On a cliff above the Black Sea
July 15, 2012
The call to prayer woke me before dawn in a small whitewashed Turkish town on a cliff above the Black Sea. It was still night-dark outside, the faintest pale light of morning washing the sky to the east. Over the amplified song of the mosque I heard the sound of falling water and stepped outside, anxious of rain, thinking of the next day’s walk and my broken boots. The water was only a fountain, somewhere. But the sound brought back memories of all the times I’d walked through rain, and with this came unexpected sadness, a sudden awareness of how close I am and of all that has gone. Sadness for the rain in Transylvania, for Romania’s green hills, for the plains of Hungary and the rivers I followed there, for Slovakia so quickly gone, for the snow of the Wachau valley, for the Danube, the rain on the Rhine, for the starting out.
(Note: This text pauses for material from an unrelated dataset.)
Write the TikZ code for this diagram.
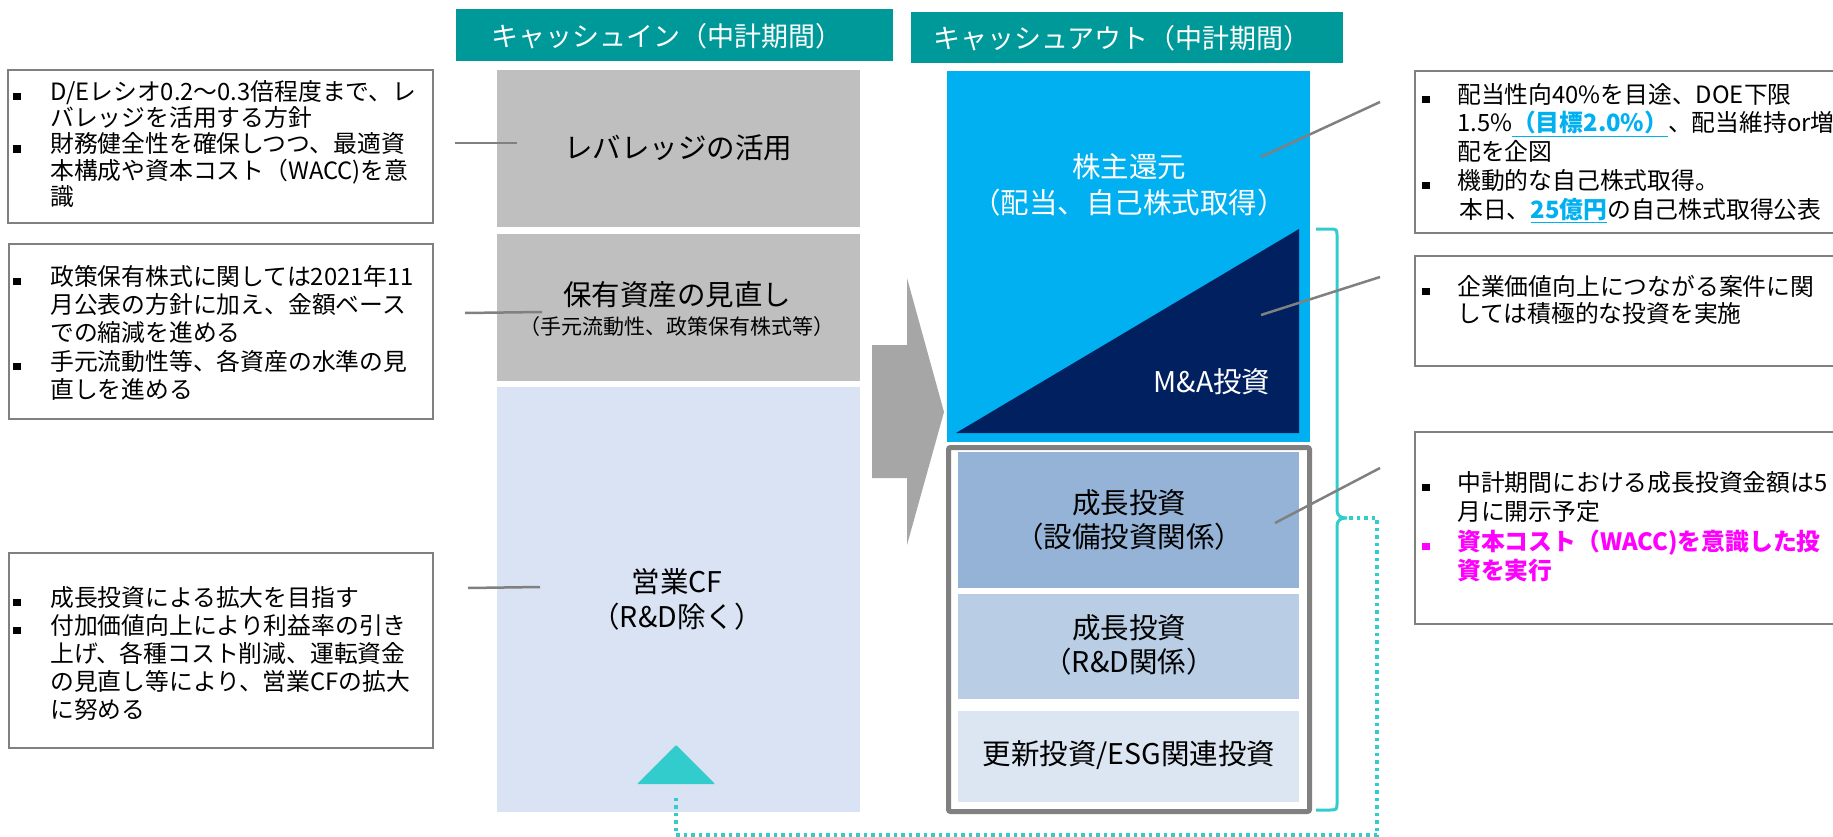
\documentclass[tikz,border=0pt]{standalone}
\usepackage{fontspec}
\setmainfont{Noto Sans CJK JP}
\definecolor{hdrteal}{HTML}{009999}
\definecolor{ingrey}{HTML}{BFBFBF}
\definecolor{cfblue}{HTML}{DAE3F3}
\definecolor{skyb}{HTML}{00B0F0}
\definecolor{mnavy}{HTML}{002060}
\definecolor{ga}{HTML}{95B3D7}
\definecolor{gb}{HTML}{B9CDE5}
\definecolor{gc}{HTML}{DCE6F2}
\definecolor{arrg}{HTML}{A6A6A6}
\definecolor{lng}{HTML}{808080}
\definecolor{turq}{HTML}{33CCCC}
\definecolor{magen}{HTML}{FF00FF}
\newcommand\mybl{\makebox[37pt][l]{\rule{8pt}{7.5pt}}}
\newcommand\myin{\hspace*{37pt}}
\newcommand\mybr{\makebox[35pt][l]{\rule{8pt}{7.5pt}}}
\newcommand\myir{\hspace*{35pt}}
\begin{document}
\begin{tikzpicture}[x=1pt,y=-1pt,
  hdr/.style={fill=hdrteal, inner sep=0, outer sep=0, anchor=north west},
  blk/.style={inner sep=0, outer sep=0, anchor=north west},
  tbox/.style={draw=lng, line width=2pt, inner sep=0, outer sep=0, anchor=north west},
  btxt/.style={inner sep=0, anchor=north west, align=left, text=black},
  lbl/.style={inner sep=0, text=black, font=\fontsize{28.5}{34}\selectfont},
  wlbl/.style={lbl, text=white},
  conn/.style={draw=lng, line width=2.5pt},
  hdrtxt/.style={inner sep=0, text=white, font=\fontsize{27}{32}\selectfont}
]
\useasboundingbox (0,0) rectangle (1833,837);

% headers
\node[hdr, minimum width=437pt, minimum height=52pt] (hin) at (456,9) {};
\node[hdrtxt] (hint) at (667,36) {キャッシュイン（中計期間）};
\node[hdr, minimum width=432pt, minimum height=51pt] (hout) at (911,12) {};
\node[hdrtxt] (houtt) at (1122,38) {キャッシュアウト（中計期間）};

% cash in column
\node[blk, fill=ingrey, minimum width=363pt, minimum height=157pt] (lev) at (497,70) {};
\node[lbl] (levt) at (678,148) {レバレッジの活用};
\node[blk, fill=ingrey, minimum width=363pt, minimum height=147pt] (hoyu) at (497,234) {};
\node[lbl] (hoyut) at (677,295) {保有資産の見直し};
\node[lbl, font=\fontsize{21}{25}\selectfont] (hoyus) at (677,327) {（手元流動性、政策保有株式等）};
\node[blk, fill=cfblue, minimum width=363pt, minimum height=425pt] (cf) at (497,387) {};
\node[lbl] (cft) at (677,582) {営業CF};
\node[lbl] (cfs) at (677,617) {（R\&D除く）};
\fill[turq, rounded corners=1pt] (637,784) -- (676,745) -- (715,784) -- cycle;
\coordinate (tri) at (676,795);

% big arrow
\fill[arrg] (872,345) -- (907,345) -- (907,278) -- (944,412) -- (907,545) -- (907,478) -- (872,478) -- cycle;

% cash out column
\node[blk, fill=skyb, minimum width=363pt, minimum height=371pt] (sh) at (947,71) {};
\fill[mnavy] (956,433) -- (1299,433) -- (1299,229) -- cycle;
\node[wlbl] (sht) at (1129,167) {株主還元};
\node[wlbl] (shs) at (1129,203) {（配当、自己株式取得）};
\node[wlbl] (ma) at (1212,382) {M\&A投資};

\node[blk, draw=lng, line width=5pt, rounded corners=2pt, minimum width=361pt, minimum height=364pt] (grp) at (948.5,447.5) {};
\node[blk, fill=ga, minimum width=341pt, minimum height=136pt] (g1) at (958,452) {};
\node[lbl] (g1t) at (1129,503) {成長投資};
\node[lbl] (g1s) at (1129,537) {（設備投資関係）};
\node[blk, fill=gb, minimum width=341pt, minimum height=105pt] (g2) at (958,594) {};
\node[lbl] (g2t) at (1129,628) {成長投資};
\node[lbl] (g2s) at (1129,662) {（R\&D関係）};
\node[blk, fill=gc, minimum width=341pt, minimum height=91pt] (g3) at (958,711) {};
\node[lbl] (g3t) at (1129,755) {更新投資/ESG関連投資};

% brace and dotted return
\draw[turq, line width=3pt] (1316,229) -- (1329,229) .. controls (1337,229) .. (1337,237) -- (1337,509)
  .. controls (1337,516) and (1340,518) .. (1347,518)
  .. controls (1340,518) and (1337,520) .. (1337,527) -- (1337,802)
  .. controls (1337,810) .. (1329,810) -- (1316,810);
\coordinate (btip) at (1349,518);
\coordinate (dr) at (1377,518);
\coordinate (dbr) at (1377,835);
\coordinate (dbl) at (676,835);
\draw[turq, line width=3.5pt, dash pattern=on 3.5pt off 4pt] (btip) -- (dr) -- (dbr) -- (dbl) -- (tri);

% left text boxes
\node[tbox, minimum width=425pt, minimum height=153pt] (L1) at (8,70) {};
\node[btxt, font=\fontsize{23.8}{26.3}\selectfont] (L1t) at (13,80) {\mybl D/Eレシオ0.2～0.3倍程度まで、レ\\
\myin バレッジを活用する方針\\
\mybl 財務健全性を確保しつつ、最適資\\
\myin 本構成や資本コスト（WACC)を意\\
\myin 識};
\node[tbox, minimum width=424pt, minimum height=175pt] (L2) at (9,244) {};
\node[btxt, font=\fontsize{23.8}{28.3}\selectfont] (L2t) at (13,265) {\mybl 政策保有株式に関しては2021年11\\
\myin 月公表の方針に加え、金額ベース\\
\myin での縮減を進める\\
\mybl 手元流動性等、各資産の水準の見\\
\myin 直しを進める};
\node[tbox, minimum width=424pt, minimum height=195pt] (L3) at (9,553) {};
\node[btxt, font=\fontsize{23.8}{28}\selectfont] (L3t) at (13,586) {\mybl 成長投資による拡大を目指す\\
\mybl 付加価値向上により利益率の引き\\
\myin 上げ、各種コスト削減、運転資金\\
\myin の見直し等により、営業CFの拡大\\
\myin に努める};

% right text boxes
\node[tbox, minimum width=430pt, minimum height=162pt] (R1) at (1415,71) {};
\node[btxt, font=\fontsize{23.8}{28.7}\selectfont] (R1t) at (1422,83) {\mybr 配当性向40\%を目途、DOE下限\\
\myir 1.5\%{\bfseries\color{skyb}\underline{（目標2.0\%）}}、配当維持or増\\
\myir 配を企図\\
\mybr 機動的な自己株式取得。\\
\myir\hspace{2pt}本日、{\bfseries\color{skyb}\underline{25億円}}の自己株式取得公表};
\node[tbox, minimum width=430pt, minimum height=110pt] (R2) at (1415,256) {};
\node[btxt, font=\fontsize{23.8}{26.7}\selectfont] (R2t) at (1422,275) {\mybr 企業価値向上につながる案件に関\\
\myir しては積極的な投資を実施};
\node[tbox, minimum width=430pt, minimum height=192pt] (R3) at (1415,432) {};
\node[btxt, font=\fontsize{23.8}{29.5}\selectfont] (R3t) at (1422,471) {\mybr 中計期間における成長投資金額は5\\
\myir 月に開示予定\\
{\color{magen}\mybr\bfseries 資本コスト（WACC)を意識した投}\\
\myir{\color{magen}\bfseries 資を実行}};

% connectors
\coordinate (c1a) at (455,143); \coordinate (c1b) at (517,143);
\coordinate (c2a) at (465,313); \coordinate (c2b) at (542,312);
\coordinate (c3a) at (468,588); \coordinate (c3b) at (540,587);
\coordinate (c4a) at (1261,157); \coordinate (c4b) at (1380,102);
\coordinate (c5a) at (1261,315); \coordinate (c5b) at (1380,277);
\coordinate (c6a) at (1275,523); \coordinate (c6b) at (1380,468);
\draw[conn] (c1a) -- (c1b);
\draw[conn] (c2a) -- (c2b);
\draw[conn] (c3a) -- (c3b);
\draw[conn] (c4a) -- (c4b);
\draw[conn] (c5a) -- (c5b);
\draw[conn] (c6a) -- (c6b);
\end{tikzpicture}
\end{document}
The fear of not completing my journey, of not getting to Istanbul, has been a bar against this sadness, and I realise now that when I arrive there this fear will be no more, and the sadness, perhaps, will be left.
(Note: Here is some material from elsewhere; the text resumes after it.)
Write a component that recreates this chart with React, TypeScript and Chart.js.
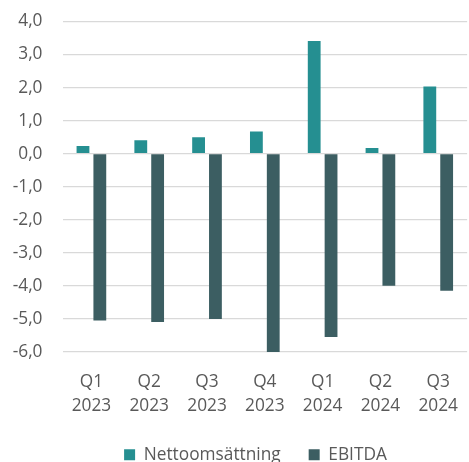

One Istanbul, but always another city on the other side.
But he has a book to write and must return.
Take your time. PLF did!
I suppose everybody sees the very shiny, exciting and positive side of the journey. It is assumed that you must be feeling great about finishing what you started, but in fact it’s not so simple. There is probably a whole hurricane of emotions and thoughts that are going on in your head at the moment.
Any plans to visit the Mani, and specifically Kardamlyi, where your two inspirational books were Fermorially fermented on your return?
How will you return?
Nothing like rain in the UK to entice you back!